Set task. Return the lines that follow, exactly as they appear, from the first through the one containing "from bokeh.resources import INLINE"; no pictures are to be included.

Given material.
--------------------------------------------------
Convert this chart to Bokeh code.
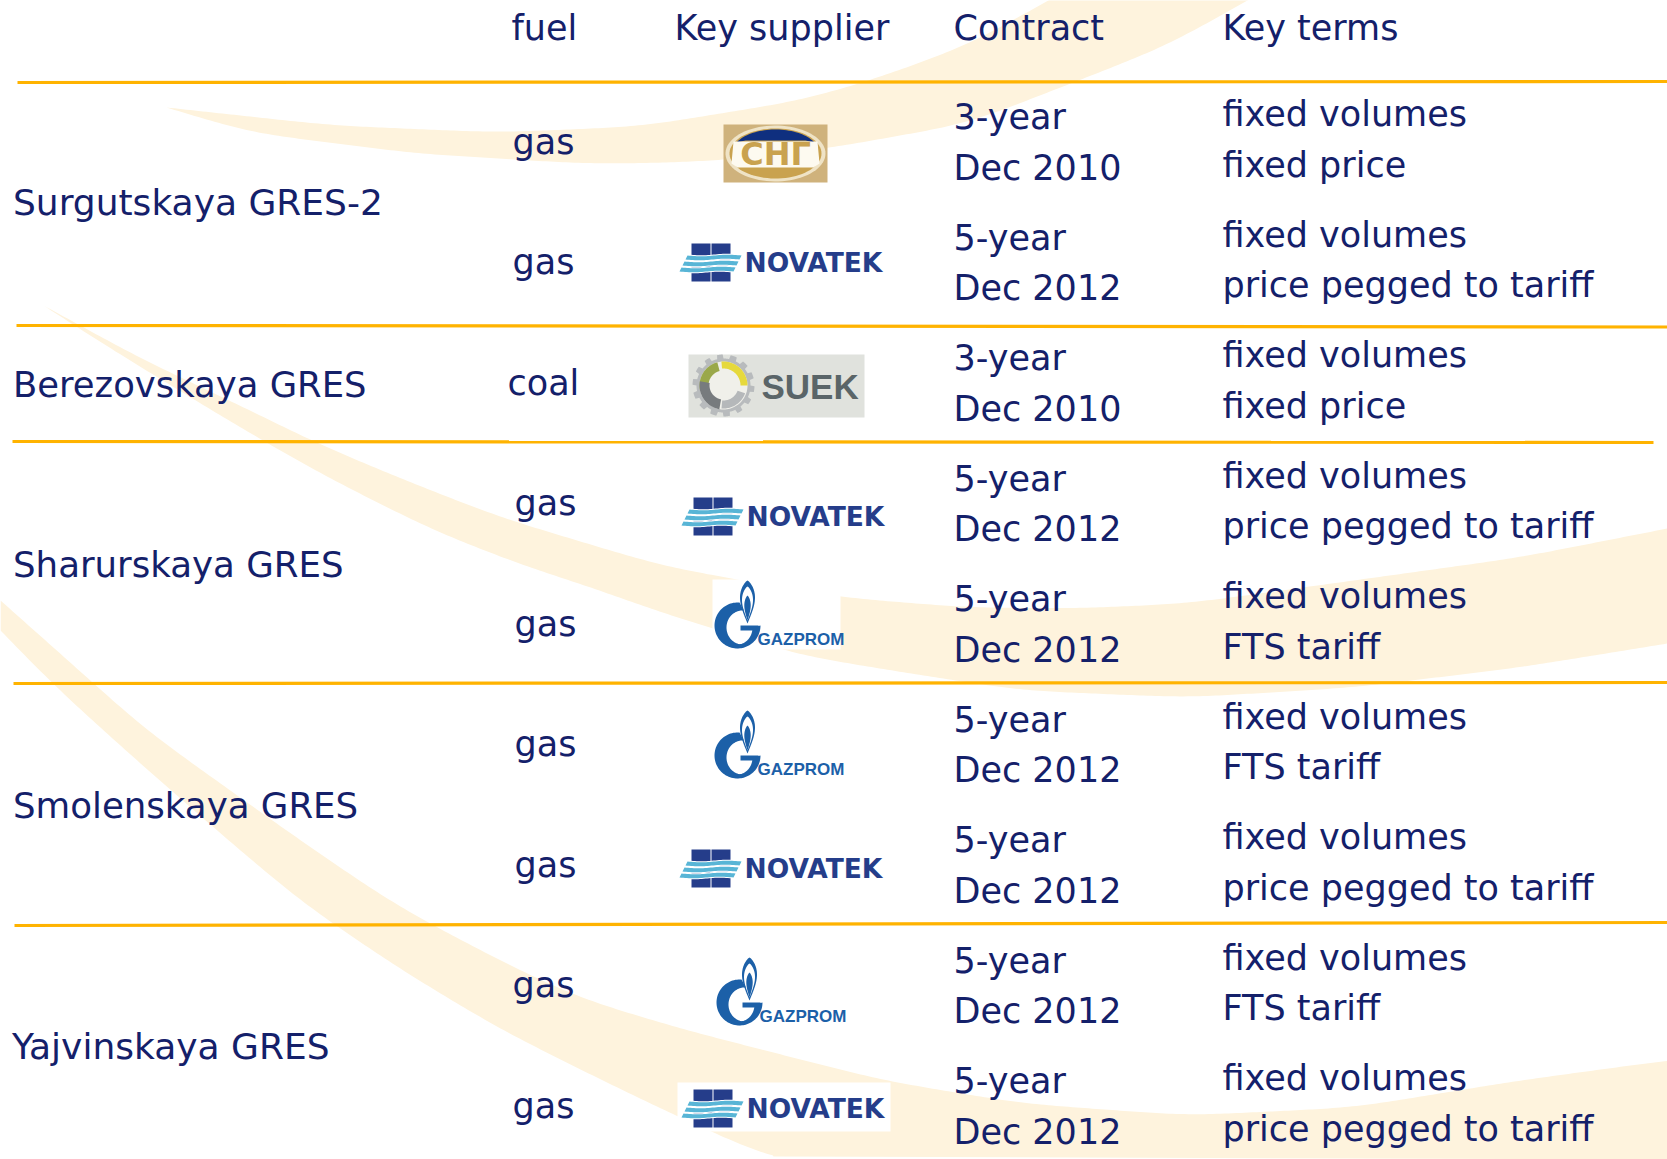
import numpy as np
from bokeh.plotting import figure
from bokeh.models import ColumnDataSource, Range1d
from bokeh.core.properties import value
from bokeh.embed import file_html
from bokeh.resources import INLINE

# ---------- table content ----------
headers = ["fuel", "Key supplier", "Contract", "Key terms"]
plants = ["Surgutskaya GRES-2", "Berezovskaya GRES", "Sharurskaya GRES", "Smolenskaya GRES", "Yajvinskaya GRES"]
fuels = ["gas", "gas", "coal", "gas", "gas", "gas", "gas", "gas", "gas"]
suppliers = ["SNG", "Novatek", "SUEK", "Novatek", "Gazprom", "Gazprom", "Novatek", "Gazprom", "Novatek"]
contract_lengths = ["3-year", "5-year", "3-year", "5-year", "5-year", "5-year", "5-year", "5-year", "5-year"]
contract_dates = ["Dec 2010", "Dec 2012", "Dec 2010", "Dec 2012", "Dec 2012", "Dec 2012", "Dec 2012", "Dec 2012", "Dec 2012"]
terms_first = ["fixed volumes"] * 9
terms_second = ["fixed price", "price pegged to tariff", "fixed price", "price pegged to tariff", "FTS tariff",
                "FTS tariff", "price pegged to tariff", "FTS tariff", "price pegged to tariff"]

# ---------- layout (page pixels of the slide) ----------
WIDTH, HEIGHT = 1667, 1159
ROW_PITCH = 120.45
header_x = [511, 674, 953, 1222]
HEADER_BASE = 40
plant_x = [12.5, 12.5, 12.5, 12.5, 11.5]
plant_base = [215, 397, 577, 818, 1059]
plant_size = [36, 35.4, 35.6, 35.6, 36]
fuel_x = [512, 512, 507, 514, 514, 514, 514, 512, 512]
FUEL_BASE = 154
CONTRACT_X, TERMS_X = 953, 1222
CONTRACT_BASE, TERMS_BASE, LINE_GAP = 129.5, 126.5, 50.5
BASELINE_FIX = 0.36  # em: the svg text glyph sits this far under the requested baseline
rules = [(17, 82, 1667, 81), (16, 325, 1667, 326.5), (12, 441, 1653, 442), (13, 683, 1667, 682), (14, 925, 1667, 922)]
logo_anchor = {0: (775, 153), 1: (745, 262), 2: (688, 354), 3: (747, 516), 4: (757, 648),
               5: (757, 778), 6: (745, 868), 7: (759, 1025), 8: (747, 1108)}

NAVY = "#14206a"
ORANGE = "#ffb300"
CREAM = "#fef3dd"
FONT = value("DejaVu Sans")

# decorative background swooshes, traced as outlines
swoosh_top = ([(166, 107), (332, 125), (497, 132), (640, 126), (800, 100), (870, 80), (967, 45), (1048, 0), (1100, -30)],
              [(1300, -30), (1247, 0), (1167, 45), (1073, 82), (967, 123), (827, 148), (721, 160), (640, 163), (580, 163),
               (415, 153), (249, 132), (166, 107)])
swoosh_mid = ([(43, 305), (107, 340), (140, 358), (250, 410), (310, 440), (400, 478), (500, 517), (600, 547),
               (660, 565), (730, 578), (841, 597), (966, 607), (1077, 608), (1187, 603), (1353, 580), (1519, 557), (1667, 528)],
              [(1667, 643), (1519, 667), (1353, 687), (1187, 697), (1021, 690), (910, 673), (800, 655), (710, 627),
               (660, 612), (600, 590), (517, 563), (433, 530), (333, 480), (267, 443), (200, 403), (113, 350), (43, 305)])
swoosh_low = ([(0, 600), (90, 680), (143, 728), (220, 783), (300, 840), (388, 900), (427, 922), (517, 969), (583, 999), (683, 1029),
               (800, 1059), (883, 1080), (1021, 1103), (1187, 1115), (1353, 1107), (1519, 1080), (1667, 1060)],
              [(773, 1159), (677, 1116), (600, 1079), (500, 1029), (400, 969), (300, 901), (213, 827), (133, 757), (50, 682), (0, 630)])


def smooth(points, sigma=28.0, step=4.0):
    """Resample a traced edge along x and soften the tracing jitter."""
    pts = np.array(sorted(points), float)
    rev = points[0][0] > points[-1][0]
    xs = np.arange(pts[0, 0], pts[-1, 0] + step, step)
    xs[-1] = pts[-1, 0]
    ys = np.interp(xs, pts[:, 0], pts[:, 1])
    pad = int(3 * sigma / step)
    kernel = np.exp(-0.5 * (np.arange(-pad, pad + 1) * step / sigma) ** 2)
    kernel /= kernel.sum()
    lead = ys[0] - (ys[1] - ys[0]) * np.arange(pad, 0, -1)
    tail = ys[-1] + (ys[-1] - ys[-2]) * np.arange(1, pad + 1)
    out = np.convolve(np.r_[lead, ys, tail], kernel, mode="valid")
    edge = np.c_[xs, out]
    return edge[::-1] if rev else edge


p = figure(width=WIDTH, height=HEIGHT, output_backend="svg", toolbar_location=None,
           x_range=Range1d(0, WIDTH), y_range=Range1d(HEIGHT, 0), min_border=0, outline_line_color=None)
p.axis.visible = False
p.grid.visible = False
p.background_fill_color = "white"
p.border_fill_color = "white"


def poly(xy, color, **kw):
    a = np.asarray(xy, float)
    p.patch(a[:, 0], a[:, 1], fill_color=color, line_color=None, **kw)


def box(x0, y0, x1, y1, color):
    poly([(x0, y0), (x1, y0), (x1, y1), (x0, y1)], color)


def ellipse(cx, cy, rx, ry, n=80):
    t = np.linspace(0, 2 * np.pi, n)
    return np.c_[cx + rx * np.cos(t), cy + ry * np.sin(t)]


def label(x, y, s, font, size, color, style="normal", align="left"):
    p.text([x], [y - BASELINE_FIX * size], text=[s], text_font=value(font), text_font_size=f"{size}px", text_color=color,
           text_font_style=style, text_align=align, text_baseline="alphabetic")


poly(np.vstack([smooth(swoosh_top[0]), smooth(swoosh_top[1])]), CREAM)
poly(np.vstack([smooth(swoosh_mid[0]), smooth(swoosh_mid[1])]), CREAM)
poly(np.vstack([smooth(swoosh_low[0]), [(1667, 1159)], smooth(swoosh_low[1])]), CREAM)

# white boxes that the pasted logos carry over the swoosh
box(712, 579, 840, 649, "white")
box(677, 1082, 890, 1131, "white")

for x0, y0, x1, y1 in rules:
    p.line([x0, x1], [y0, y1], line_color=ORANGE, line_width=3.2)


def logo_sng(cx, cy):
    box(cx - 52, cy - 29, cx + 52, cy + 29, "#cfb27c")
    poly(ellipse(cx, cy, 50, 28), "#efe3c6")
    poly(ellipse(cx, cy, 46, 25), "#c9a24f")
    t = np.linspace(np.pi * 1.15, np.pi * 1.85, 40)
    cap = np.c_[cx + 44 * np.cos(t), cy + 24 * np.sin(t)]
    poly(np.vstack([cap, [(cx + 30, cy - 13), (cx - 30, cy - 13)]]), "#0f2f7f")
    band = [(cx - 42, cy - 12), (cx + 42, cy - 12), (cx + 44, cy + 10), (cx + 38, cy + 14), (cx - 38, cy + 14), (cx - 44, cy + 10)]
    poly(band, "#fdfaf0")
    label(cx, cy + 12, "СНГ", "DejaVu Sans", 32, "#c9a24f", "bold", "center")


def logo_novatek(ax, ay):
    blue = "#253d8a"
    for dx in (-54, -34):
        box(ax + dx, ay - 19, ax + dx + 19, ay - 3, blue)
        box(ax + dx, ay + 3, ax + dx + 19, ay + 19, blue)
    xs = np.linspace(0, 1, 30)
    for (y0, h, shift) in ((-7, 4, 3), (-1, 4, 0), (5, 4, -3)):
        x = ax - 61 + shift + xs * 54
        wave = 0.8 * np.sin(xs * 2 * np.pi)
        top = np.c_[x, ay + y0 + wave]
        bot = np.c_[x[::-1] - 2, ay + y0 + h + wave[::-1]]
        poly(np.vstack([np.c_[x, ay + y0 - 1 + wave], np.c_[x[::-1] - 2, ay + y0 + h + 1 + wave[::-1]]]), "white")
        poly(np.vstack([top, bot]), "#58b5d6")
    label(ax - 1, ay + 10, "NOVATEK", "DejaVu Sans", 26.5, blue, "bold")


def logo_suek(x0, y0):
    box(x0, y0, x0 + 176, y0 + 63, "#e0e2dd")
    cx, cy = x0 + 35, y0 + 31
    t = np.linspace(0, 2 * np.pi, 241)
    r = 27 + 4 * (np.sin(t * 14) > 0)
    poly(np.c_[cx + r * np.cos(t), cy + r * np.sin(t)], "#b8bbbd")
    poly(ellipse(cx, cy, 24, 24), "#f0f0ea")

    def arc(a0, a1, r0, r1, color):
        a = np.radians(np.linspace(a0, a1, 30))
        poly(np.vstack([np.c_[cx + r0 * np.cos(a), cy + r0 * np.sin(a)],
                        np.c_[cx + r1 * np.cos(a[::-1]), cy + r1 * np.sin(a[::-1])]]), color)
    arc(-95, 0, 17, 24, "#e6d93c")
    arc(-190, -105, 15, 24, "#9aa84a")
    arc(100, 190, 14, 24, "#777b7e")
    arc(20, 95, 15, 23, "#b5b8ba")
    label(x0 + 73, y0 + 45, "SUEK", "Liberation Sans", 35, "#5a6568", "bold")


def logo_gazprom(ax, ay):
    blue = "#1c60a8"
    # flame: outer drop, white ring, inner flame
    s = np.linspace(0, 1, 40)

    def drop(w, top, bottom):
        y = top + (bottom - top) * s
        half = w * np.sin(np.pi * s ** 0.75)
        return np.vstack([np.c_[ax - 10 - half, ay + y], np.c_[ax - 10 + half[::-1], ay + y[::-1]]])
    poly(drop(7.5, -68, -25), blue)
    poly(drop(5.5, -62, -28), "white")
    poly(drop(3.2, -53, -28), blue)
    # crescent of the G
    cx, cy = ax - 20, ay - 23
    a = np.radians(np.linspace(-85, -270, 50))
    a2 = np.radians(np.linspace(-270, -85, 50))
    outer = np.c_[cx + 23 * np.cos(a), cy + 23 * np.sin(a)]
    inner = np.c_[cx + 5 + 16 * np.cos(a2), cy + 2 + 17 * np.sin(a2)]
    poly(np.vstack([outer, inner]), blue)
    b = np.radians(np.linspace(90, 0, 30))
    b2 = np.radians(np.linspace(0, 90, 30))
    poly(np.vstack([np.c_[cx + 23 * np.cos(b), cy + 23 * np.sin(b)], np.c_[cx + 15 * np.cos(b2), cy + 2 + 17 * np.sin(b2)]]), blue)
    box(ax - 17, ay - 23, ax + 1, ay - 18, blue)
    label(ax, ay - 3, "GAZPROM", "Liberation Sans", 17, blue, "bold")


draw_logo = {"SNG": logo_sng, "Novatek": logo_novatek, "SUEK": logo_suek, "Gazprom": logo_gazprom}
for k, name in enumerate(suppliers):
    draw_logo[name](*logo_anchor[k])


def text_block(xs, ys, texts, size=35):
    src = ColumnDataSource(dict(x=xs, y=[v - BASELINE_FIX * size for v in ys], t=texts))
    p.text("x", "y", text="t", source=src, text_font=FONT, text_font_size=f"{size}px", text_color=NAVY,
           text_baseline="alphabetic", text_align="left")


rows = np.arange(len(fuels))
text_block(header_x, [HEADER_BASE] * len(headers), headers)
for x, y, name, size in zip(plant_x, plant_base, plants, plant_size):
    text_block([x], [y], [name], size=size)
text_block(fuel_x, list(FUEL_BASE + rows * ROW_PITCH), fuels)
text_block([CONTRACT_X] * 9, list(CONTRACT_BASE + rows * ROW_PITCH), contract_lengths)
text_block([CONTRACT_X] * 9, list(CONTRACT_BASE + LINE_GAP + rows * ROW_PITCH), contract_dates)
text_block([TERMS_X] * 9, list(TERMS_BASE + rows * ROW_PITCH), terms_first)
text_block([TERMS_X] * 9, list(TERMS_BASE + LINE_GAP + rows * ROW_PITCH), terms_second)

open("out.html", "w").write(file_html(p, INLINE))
--------------------------------------------------
Result.
Convert this chart to Bokeh code.
import numpy as np
from bokeh.plotting import figure
from bokeh.models import ColumnDataSource, Range1d
from bokeh.core.properties import value
from bokeh.embed import file_html
from bokeh.resources import INLINE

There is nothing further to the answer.